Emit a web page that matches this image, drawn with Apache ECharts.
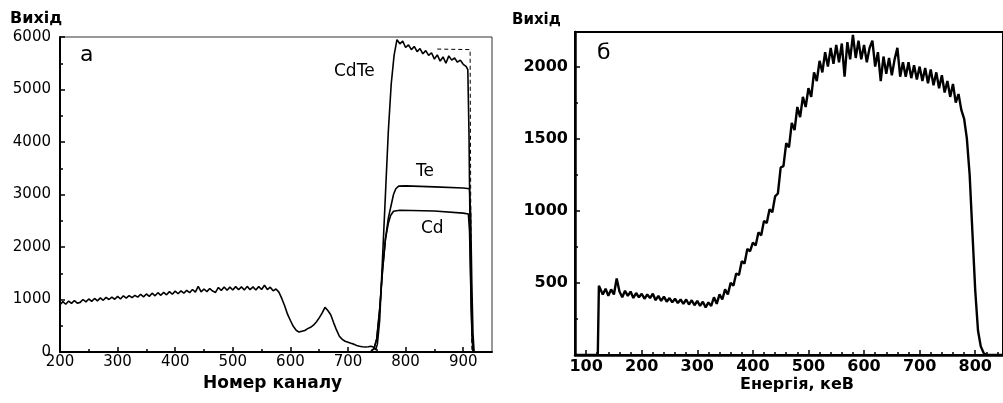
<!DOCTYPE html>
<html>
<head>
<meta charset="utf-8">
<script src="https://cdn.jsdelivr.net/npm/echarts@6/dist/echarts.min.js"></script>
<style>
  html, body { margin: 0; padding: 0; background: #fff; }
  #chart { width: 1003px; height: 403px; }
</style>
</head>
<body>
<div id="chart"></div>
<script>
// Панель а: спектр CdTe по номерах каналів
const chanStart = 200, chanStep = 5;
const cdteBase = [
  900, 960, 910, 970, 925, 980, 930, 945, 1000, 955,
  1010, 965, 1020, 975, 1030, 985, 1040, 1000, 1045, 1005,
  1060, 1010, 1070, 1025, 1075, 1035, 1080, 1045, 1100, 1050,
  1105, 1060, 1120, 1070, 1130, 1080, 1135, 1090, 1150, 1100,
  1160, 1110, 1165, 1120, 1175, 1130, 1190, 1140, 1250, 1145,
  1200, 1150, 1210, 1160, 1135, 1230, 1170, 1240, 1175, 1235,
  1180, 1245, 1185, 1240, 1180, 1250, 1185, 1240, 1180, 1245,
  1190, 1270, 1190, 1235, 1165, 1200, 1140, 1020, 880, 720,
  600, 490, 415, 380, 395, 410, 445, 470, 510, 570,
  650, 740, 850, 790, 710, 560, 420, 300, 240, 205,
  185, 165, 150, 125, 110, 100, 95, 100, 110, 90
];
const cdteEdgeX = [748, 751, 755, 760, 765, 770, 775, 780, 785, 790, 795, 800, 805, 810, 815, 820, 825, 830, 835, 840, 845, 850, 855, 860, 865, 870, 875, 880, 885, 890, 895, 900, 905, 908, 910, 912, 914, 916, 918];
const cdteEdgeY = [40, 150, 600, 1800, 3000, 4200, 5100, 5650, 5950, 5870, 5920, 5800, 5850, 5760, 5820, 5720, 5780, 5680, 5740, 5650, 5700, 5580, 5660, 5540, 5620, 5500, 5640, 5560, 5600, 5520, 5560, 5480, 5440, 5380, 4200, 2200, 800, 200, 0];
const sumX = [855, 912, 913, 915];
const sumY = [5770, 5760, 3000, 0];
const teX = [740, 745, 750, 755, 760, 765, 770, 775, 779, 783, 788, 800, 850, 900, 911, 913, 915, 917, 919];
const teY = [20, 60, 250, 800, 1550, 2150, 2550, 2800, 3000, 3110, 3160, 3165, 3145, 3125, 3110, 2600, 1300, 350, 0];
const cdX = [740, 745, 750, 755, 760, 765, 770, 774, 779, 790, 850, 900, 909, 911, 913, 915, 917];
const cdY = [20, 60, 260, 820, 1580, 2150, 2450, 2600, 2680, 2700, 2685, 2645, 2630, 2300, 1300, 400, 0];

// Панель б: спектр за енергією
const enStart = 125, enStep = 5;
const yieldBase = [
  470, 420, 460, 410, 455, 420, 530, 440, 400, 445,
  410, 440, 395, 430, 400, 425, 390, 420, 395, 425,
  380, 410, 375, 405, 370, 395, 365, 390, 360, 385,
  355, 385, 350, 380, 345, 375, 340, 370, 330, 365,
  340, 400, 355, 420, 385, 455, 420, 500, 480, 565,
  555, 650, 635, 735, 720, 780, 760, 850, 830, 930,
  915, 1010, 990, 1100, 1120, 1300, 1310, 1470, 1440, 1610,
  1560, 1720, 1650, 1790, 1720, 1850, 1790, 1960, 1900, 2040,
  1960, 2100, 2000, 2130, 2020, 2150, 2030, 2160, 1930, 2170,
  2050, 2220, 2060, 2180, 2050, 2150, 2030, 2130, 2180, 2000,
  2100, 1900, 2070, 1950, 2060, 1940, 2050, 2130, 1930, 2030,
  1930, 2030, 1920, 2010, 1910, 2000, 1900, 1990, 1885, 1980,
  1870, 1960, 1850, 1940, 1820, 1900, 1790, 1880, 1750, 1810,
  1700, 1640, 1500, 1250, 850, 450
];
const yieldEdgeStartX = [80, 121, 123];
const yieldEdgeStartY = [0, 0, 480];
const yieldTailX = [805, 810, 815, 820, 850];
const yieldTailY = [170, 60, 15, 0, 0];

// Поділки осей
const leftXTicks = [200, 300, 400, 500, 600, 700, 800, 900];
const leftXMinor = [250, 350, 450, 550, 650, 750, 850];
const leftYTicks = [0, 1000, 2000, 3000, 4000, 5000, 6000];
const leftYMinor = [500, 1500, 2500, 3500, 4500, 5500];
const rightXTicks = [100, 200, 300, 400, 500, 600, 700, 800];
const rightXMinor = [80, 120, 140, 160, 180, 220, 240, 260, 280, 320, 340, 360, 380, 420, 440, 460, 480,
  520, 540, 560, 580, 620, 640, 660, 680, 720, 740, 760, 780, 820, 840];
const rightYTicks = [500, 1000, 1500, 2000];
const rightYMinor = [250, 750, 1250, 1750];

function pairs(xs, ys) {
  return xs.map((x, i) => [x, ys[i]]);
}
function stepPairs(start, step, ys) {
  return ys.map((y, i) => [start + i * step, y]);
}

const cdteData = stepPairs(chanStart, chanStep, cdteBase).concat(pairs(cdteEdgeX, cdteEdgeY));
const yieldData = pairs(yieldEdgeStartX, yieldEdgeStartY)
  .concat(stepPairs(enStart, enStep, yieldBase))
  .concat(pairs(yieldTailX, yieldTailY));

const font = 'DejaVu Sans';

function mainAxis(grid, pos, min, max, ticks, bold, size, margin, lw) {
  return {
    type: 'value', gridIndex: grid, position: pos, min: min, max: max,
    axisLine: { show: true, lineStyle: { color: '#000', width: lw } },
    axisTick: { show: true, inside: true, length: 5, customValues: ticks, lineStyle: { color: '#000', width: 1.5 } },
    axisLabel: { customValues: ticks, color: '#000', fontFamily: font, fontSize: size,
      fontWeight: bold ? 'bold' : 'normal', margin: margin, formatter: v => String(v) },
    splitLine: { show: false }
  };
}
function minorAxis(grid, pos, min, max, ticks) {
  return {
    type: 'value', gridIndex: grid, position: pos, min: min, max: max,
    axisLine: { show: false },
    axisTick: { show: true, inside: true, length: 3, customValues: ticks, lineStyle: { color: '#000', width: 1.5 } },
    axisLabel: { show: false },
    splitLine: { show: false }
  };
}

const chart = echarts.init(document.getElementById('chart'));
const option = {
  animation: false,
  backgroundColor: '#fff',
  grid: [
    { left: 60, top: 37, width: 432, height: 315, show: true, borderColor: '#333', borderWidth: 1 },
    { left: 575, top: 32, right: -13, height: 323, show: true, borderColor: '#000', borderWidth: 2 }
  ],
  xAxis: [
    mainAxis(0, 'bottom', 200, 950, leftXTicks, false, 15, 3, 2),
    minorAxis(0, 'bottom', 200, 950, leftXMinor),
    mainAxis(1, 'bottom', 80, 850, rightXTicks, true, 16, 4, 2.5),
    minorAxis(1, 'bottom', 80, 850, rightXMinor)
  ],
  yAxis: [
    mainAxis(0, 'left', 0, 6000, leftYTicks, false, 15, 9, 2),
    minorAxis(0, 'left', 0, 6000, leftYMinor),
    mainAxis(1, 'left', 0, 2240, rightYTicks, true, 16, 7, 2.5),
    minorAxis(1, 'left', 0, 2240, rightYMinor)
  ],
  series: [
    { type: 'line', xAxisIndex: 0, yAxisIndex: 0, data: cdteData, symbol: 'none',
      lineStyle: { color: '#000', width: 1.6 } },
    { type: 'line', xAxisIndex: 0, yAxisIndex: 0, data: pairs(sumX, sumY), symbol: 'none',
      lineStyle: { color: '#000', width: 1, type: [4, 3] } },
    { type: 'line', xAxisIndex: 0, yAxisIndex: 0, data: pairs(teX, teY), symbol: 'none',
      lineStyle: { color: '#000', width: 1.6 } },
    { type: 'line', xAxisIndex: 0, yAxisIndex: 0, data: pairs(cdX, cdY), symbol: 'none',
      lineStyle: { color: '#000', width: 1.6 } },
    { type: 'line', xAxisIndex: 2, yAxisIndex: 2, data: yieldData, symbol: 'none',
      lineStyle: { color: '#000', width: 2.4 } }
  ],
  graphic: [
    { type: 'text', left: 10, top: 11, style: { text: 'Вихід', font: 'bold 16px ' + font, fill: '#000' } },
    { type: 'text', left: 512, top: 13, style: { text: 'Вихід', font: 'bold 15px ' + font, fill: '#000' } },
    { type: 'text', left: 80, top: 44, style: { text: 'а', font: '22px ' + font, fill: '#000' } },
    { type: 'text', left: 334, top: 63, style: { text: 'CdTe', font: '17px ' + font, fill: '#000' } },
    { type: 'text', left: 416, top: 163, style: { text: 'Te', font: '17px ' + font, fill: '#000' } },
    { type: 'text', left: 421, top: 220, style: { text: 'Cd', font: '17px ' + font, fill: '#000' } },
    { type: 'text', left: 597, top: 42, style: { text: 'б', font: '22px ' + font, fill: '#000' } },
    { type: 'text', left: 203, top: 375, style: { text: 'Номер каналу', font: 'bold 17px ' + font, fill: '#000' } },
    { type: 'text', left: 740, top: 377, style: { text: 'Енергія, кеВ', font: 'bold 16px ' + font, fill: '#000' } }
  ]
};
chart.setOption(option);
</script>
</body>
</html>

:::::

- STATED PROBLEM -
The lines from the top of the data above through the one holding "1300, 400, 0];" are to be repeated exactly, and only those, with no pictures.

- EXERCISE OUTPUT -
Emit a web page that matches this image, drawn with Apache ECharts.
<!DOCTYPE html>
<html>
<head>
<meta charset="utf-8">
<script src="https://cdn.jsdelivr.net/npm/echarts@6/dist/echarts.min.js"></script>
<style>
  html, body { margin: 0; padding: 0; background: #fff; }
  #chart { width: 1003px; height: 403px; }
</style>
</head>
<body>
<div id="chart"></div>
<script>
// Панель а: спектр CdTe по номерах каналів
const chanStart = 200, chanStep = 5;
const cdteBase = [
  900, 960, 910, 970, 925, 980, 930, 945, 1000, 955,
  1010, 965, 1020, 975, 1030, 985, 1040, 1000, 1045, 1005,
  1060, 1010, 1070, 1025, 1075, 1035, 1080, 1045, 1100, 1050,
  1105, 1060, 1120, 1070, 1130, 1080, 1135, 1090, 1150, 1100,
  1160, 1110, 1165, 1120, 1175, 1130, 1190, 1140, 1250, 1145,
  1200, 1150, 1210, 1160, 1135, 1230, 1170, 1240, 1175, 1235,
  1180, 1245, 1185, 1240, 1180, 1250, 1185, 1240, 1180, 1245,
  1190, 1270, 1190, 1235, 1165, 1200, 1140, 1020, 880, 720,
  600, 490, 415, 380, 395, 410, 445, 470, 510, 570,
  650, 740, 850, 790, 710, 560, 420, 300, 240, 205,
  185, 165, 150, 125, 110, 100, 95, 100, 110, 90
];
const cdteEdgeX = [748, 751, 755, 760, 765, 770, 775, 780, 785, 790, 795, 800, 805, 810, 815, 820, 825, 830, 835, 840, 845, 850, 855, 860, 865, 870, 875, 880, 885, 890, 895, 900, 905, 908, 910, 912, 914, 916, 918];
const cdteEdgeY = [40, 150, 600, 1800, 3000, 4200, 5100, 5650, 5950, 5870, 5920, 5800, 5850, 5760, 5820, 5720, 5780, 5680, 5740, 5650, 5700, 5580, 5660, 5540, 5620, 5500, 5640, 5560, 5600, 5520, 5560, 5480, 5440, 5380, 4200, 2200, 800, 200, 0];
const sumX = [855, 912, 913, 915];
const sumY = [5770, 5760, 3000, 0];
const teX = [740, 745, 750, 755, 760, 765, 770, 775, 779, 783, 788, 800, 850, 900, 911, 913, 915, 917, 919];
const teY = [20, 60, 250, 800, 1550, 2150, 2550, 2800, 3000, 3110, 3160, 3165, 3145, 3125, 3110, 2600, 1300, 350, 0];
const cdX = [740, 745, 750, 755, 760, 765, 770, 774, 779, 790, 850, 900, 909, 911, 913, 915, 917];
const cdY = [20, 60, 260, 820, 1580, 2150, 2450, 2600, 2680, 2700, 2685, 2645, 2630, 2300, 1300, 400, 0];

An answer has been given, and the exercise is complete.